I am in in a place with both solar and wind in abundance, but am interested in peltier for the following reasons:

- I would want to pump water in summer anyway to irrigate my gardens from a sand-trap bore
- I would want to pump water in winter anyway to take heat from my heat store, and put it under my heat-loving plants, (or to put heat into large bodies of water to 25-30C like my pallet swimming pool or water around a methane middy).

A also want to produce heat when needed for things like:
- A backup for under seedlings if there is several days without sun
- to keep things like youghurt at a constant temperature

I also want to use cold for things like the following without spending big money on the appliances that do this:
- Making ice cream
- cooling down mushroom rooms in summer
- Cooling a temporary cool room to 4C or less to hang meat for a week when the yearly calf is butchered
- Putting excess electricity into heating a heat store above boiling temperature
- Putting excess electricity into a cold room to give berries their sufficient chill hours and then grow berries out of season.



5 months ago
I have inherited 3 blackout tents, with lights for each and ventilation fans for at least one.  This is an example https://www.youtube.com/watch?v=e1suSz5ObVs

The details are:  
40cm x 80cm  floor x 50cm  high propagation tent with two 20W led lights.  these will cost 23c a day to run lights for 18 hours.  

Grow Tent 60 x 60cm floor x 180cm high with 250W Halogen bulb.  It will cost $1.60 a day to run for 18 hours.
Grow Tent 150 x 150cm floor x 120cm high with  500W Halogen bulb.  It will cost $3.20 a day to run for 18 hours.

I have had no previous experience using grow lights at all, but do have tables of seedlings in front of the lounge room window each winter/spring.

I am in a very temperate climate on 8 acres.  I can understand the use of a propagation tent to ensure that emerging seed/seedlings stay warm enough to sprout well, but don't grow long and sideways towards a window light.  Especially fussy tropical things like Bottle gourd or papaya seeds that want to stay at 25C soil temperature.  I also appreciate that they will help keep the soil most with tiny seeds like celery etc. I do wonder about whether they will easily damp off, however, in a closed environment.
Are these of any greater benefit than a cheap Temu seedling tray with clear top and LED lights built in put on top of the fridge or on a heat mat?  (Which I have just bought to try for the first time with $1 per seed papayas when I got these tents.)

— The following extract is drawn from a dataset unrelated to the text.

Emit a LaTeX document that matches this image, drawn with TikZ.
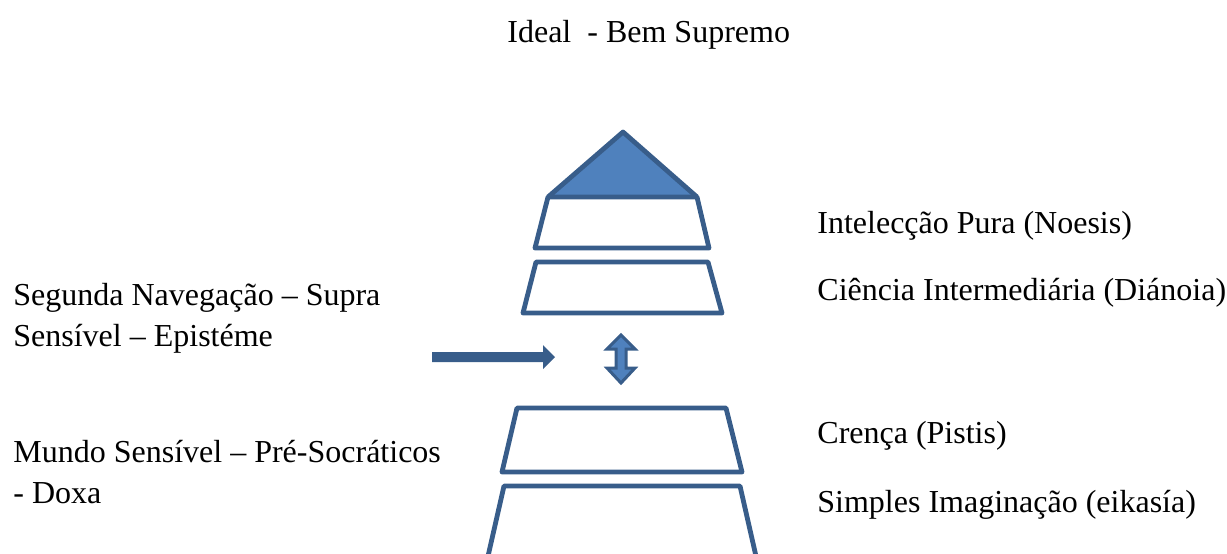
\documentclass[tikz,border=0pt]{standalone}
\usepackage{fontspec}
\setmainfont{Liberation Serif}
\begin{document}
\begin{tikzpicture}[x=0.5pt,y=-0.5pt,
    level/.style={draw=edgeblue,line width=2.4pt,line join=round},
    label/.style={anchor=base west,inner sep=0pt,align=left,
      font=\fontsize{16}{20.5}\selectfont}]
  \definecolor{edgeblue}{HTML}{385D8A}
  \definecolor{topblue}{HTML}{4F81BD}
  \useasboundingbox (0,0) rectangle (1227,553);
  \draw
    (507,42) node[label] (ideal){Ideal\ \ - Bem Supremo}
    (13,346) node[label] (segunda){Segunda Navegação – Supra\\Sensível – Epistéme}
    (13,503) node[label] (mundo){Mundo Sensível – Pré-Socráticos\\- Doxa}
    (817,233) node[label] (noesis){Intelecção Pura (Noesis)}
    (817,300) node[label] (dianoia){Ciência Intermediária (Diánoia)}
    (817,443) node[label] (pistis){Crença (Pistis)}
    (817,512) node[label] (eikasia){Simples Imaginação (eikasía)};
  \begin{scope}[level]
    \fill[topblue] (548,197) -- (623,132) -- (697,197) -- cycle;
    \draw (548,197) -- (623,132) -- (697,197);
    \draw (548,197) -- (697,197) -- (709,248) -- (535,248) -- cycle;
    \draw (536,262) -- (708,262) -- (722,313) -- (523,313) -- cycle;
    \draw (517,408) -- (726,408) -- (742,472) -- (502,472) -- cycle;
    \begin{scope}
      \clip (0,0) rectangle (1227,553);
      \draw (486,565) -- (504,486) -- (740,486) -- (758,565);
    \end{scope}
  \end{scope}
  % arrows
  \fill[edgeblue] (432,352) -- (543,352) -- (543,345) -- (555,357)
    -- (543,369) -- (543,362) -- (432,362) -- cycle;
  \filldraw[fill=topblue,draw=edgeblue,line width=1.5pt,line join=miter]
    (621,335) -- (635,349) -- (626,349) -- (626,368) -- (635,368)
    -- (621,383) -- (607,368) -- (616,368) -- (616,349) -- (607,349) -- cycle;
\end{tikzpicture}
\end{document}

I wonder about the Grow tents, however.  Unless you are growing something illegal or have free excess electricity, can they ever be cost effective to grow plants to maturity?  Are they just a fancy hobby for apartment dwellers, and why would they not want to have the plants in full view with just grow lamps - unless it is for places that have very cold and low humidity winters?

This is maybe a topic for another thread, but if I do make my dream greenhouse with passive heating and wood fire back-up heating, and have over 9 hours  of natural light on our shortest day, and minimum temperatures that never go below -4C, is it worth the cost to extend the daylight hours with LED lights unless the plants require it for fruiting (e.g. Capsicum)?